I was excited to find Marie Kondo's The Life-Changing Magic of Tidying Up at the library since I had read great things about this book.
It's a tiny book full of wonderful tips and information about decluttering and organizing your home. While I found her references to treating items as living things a little disconcerting at first, I thought that the different perspective that the author gives on this subject was interesting and thought-provoking.
I have read lots and lots of books, magazine articles and blog posts about organizing and decluttering. Every year, right after Christmas, you can find me going through each room in our home and trying to organize and declutter the same things I organized and decluttered the year before. I thought this would be just another book that would give me the same information in a different way. But that was definitely not the case. Right from the first page, the author throws all the accepted organizing rules right out the window. Her advice on organizing by category, instead of by room, what to throw away and even how to fold clothing was different from anything I had read before.

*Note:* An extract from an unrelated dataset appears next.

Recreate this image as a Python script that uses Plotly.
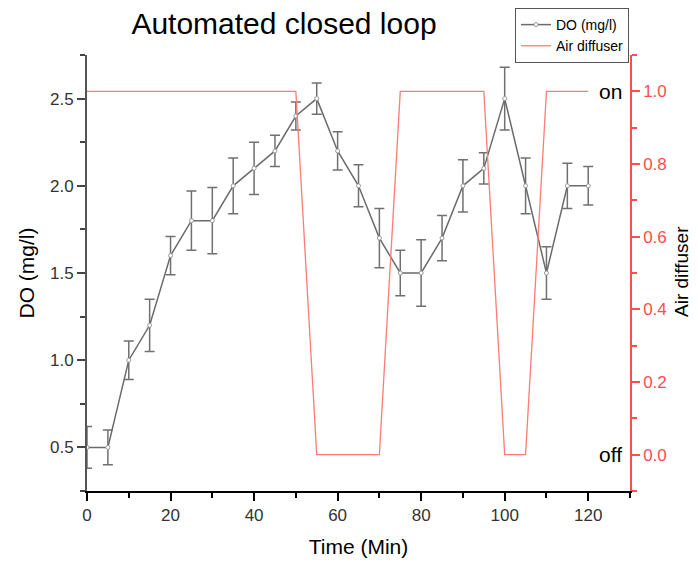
import plotly.graph_objects as go

# ---- data ----
time_min = [0, 5, 10, 15, 20, 25, 30, 35, 40, 45, 50, 55, 60,
            65, 70, 75, 80, 85, 90, 95, 100, 105, 110, 115, 120]
do_mgl = [0.5, 0.5, 1.0, 1.2, 1.6, 1.8, 1.8, 2.0, 2.1, 2.2, 2.4, 2.5, 2.2,
          2.0, 1.7, 1.5, 1.5, 1.7, 2.0, 2.1, 2.5, 2.0, 1.5, 2.0, 2.0]
do_err = [0.12, 0.10, 0.11, 0.15, 0.11, 0.17, 0.19, 0.16, 0.15, 0.09, 0.08, 0.09, 0.11,
          0.12, 0.17, 0.13, 0.19, 0.13, 0.15, 0.09, 0.18, 0.16, 0.15, 0.13, 0.11]

air_time = [0, 50, 55, 70, 75, 95, 100, 105, 110, 120]
air_state = [1, 1, 0, 0, 1, 1, 0, 0, 1, 1]

FONT = "Liberation Sans, Arial, sans-serif"
GRAY = "#6b6b6b"
RED = "#ff4d4d"

# page body has an 8px margin, so the figure is laid out in a 690x554 box
W, H = 690, 554
OFF = 8

fig = go.Figure()

fig.add_trace(go.Scatter(
    x=air_time, y=air_state, mode="lines", name="Air diffuser",
    line=dict(color="#ff7b73", width=1.3),
    yaxis="y2", legendrank=2,
))

fig.add_trace(go.Scatter(
    x=time_min, y=do_mgl, mode="lines+markers", name="DO (mg/l)",
    line=dict(color=GRAY, width=1.5),
    marker=dict(symbol="circle", size=4, color="white",
                line=dict(color="#9a9a9a", width=1)),
    error_y=dict(type="data", array=do_err, visible=True,
                 color="#707070", thickness=1.5, width=5),
    legendrank=1,
))

L, R, T, B = 87 - OFF, 630 - OFF, 55 - OFF, 491 - OFF
PW, PH = R - L, B - T

fig.update_layout(
    width=W, height=H,
    margin=dict(l=L, r=W - R, t=T, b=H - B, autoexpand=False),
    paper_bgcolor="white", plot_bgcolor="white",
    font=dict(family=FONT, color="#222"),
    title=dict(text="Automated closed loop", x=(284 - OFF) / W, xanchor="center",
               y=1 - (23 - OFF) / H, yanchor="middle", yref="container",
               font=dict(size=30, color="#000", family=FONT)),
    showlegend=True,
    legend=dict(x=(515 - OFF) / W, y=1.0, xref="container", yref="container",
                xanchor="left", yanchor="top",
                bgcolor="white", bordercolor="#555", borderwidth=1,
                font=dict(size=14, color="#000", family=FONT),
                itemwidth=30, tracegroupgap=0, traceorder="normal"),
    xaxis=dict(
        range=[0, 130], dtick=20, tick0=0, showgrid=False, zeroline=False,
        automargin=False,
        ticks="outside", ticklen=8, tickwidth=1.5, tickcolor="#000",
        minor=dict(dtick=10, ticks="outside", ticklen=5, tickwidth=1.5, tickcolor="#000"),
        showline=True, linecolor="#000", linewidth=1.5,
        tickfont=dict(size=17, color="#333"),
        title=dict(text="Time (Min)", font=dict(size=21, color="#000"), standoff=15),
    ),
    xaxis2=dict(
        range=[0, 130], overlaying="x", side="top", anchor="y",
        dtick=10, tick0=0, showgrid=False, zeroline=False, automargin=False,
        ticks="inside", ticklen=5, tickwidth=1.5, tickcolor="#000",
        showticklabels=False, showline=True, linecolor="#000", linewidth=1.5,
    ),
    yaxis=dict(
        range=[0.25, 2.75], dtick=0.5, tick0=0.5, tickformat=".1f",
        showgrid=False, zeroline=False, automargin=False,
        ticks="outside", ticklen=8, tickwidth=1.5, tickcolor="#444",
        minor=dict(dtick=0.25, tick0=0.25, ticks="outside", ticklen=5, tickwidth=1.5, tickcolor="#444"),
        showline=True, linecolor="#555", linewidth=2,
        tickfont=dict(size=17, color="#333"),
        title=dict(text="DO (mg/l)", font=dict(size=21, color="#000"), standoff=10),
    ),
    yaxis2=dict(
        range=[-0.1, 1.1], dtick=0.2, tick0=0, tickformat=".1f",
        overlaying="y", side="right", anchor="x",
        showgrid=False, zeroline=False, automargin=False,
        ticks="outside", ticklen=8, tickwidth=1.5, tickcolor=RED,
        minor=dict(dtick=0.1, ticks="outside", ticklen=5, tickwidth=1.5, tickcolor=RED),
        showline=True, linecolor=RED, linewidth=1.5,
        tickfont=dict(size=17, color=RED),
    ),
    annotations=[
        dict(text="Air diffuser", x=(673 - L) / PW, xref="paper",
             y=(B - (272 - OFF)) / PH, yref="paper", textangle=-90,
             xanchor="center", yanchor="middle", showarrow=False,
             font=dict(size=19, color="#000", family=FONT)),
        dict(text="on", x=(624 - 87) / 543, xref="paper", y=1.0, yref="y2",
             xanchor="right", yanchor="middle", showarrow=False,
             font=dict(size=21, color="#000", family=FONT)),
        dict(text="off", x=(624 - 87) / 543, xref="paper", y=0.0, yref="y2",
             xanchor="right", yanchor="middle", showarrow=False,
             font=dict(size=21, color="#000", family=FONT)),
    ],
)

fig.write_html("out.html")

One of the most eye-opening things I read was the advice the author gave about the greetings cards we can't bear to part with. She writes:
"This means that each card has fulfilled its purpose the moment the receiver finishes reading it."This advice freed me of the guilt I feel when thinking about throwing away a card or letter. I realized that I don't need to feel guilty because I have received the message that the sender wanted me to have. She goes on to say that we should keep cards that "spark joy" in our hearts, a recurring theme in her book.
For me, organizing and decluttering has always been a tug of war between my frugal self and my minimalist self. I hate to let anything go that might be used in the future and might save us money months from now. This quote from the book was especially thought-provoking:
"Of course, I am not saying that my clients have never regretted discarding something. Far from it. You should expect this to happen at least three times during the tidying process, but don't let it worry you. Even though my clients have regretted parting with something, they never complain. They have already learned through experience that any problem caused by lack of something can be solved through action."I don't need to let the fear of regret stop me from letting go of something. If I do find myself in that situation, I can take action and challenge myself to find something else that I could use or find some other way to solve the problem.
Two other quotes from the book that challenged me:
"But when we really delve into the reasons for why we can't let something go, there are only two: an attachment to the past or a fear for the future."
"...we should be choosing what we want to keep, not what we want to get rid of."I really enjoyed the new ideas and insight into organizing and decluttering that I learned from this book. Now the hard part begins: putting the ideas into practice.